Morales presented no evidence, but declared he would not renew the commission’s mandate, which runs out next September.
Meanwhile, a convoy of US-donated military jeeps encircled the Cicig headquarters where corruption cases against Morales, his family and scores of his political patrons are being investigated.
The Trump administration–which, to be fair, would look pretty silly suddenly pretending to care about corruption–is mostly staying out of this, and some US Republicans are even alleging that CICIG is a Russian front or some other ridiculousness, which may have Morales feeling confident. But polling indicates that somewhere around 65 percent of Guatemalans don’t approve of what Morales is doing, and Guatemala’s courts may rule against some of Morales’s moves–which would precipitate a serious crisis of governance. Guatemala’s legislature is looking seriously at trying to weaken the courts’ authority to intervene, probably because, according to this Guardian piece, “more than one in five lawmakers is under criminal investigation” (emphasis mine).

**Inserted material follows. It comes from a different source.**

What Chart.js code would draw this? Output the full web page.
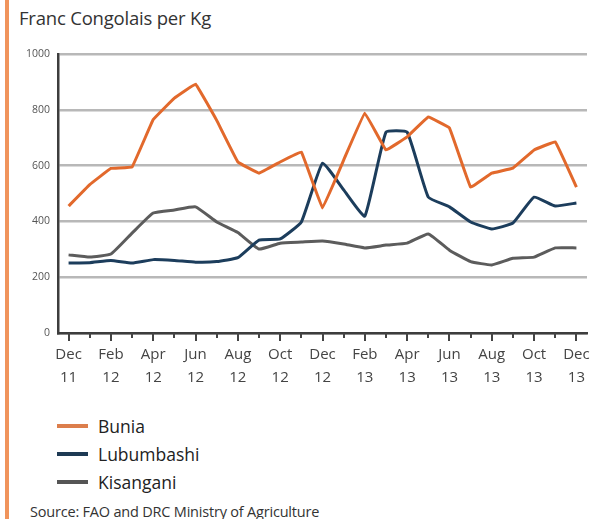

The incoming Mexican government of President-elect Andrés Manuel López Obrador has reportedly told the Trump administration that it will not accept payments from the US in return for deporting migrants before they can reach the US border. Enrique Peña Nieto’s government says it’s still “evaluating” a proposal from Washington to earmark $20 million to
bribe hire Mexico as Donald Trump’s bouncer, but if AMLO’s government isn’t going to go through with the policy it’s unclear what there is to evaluate.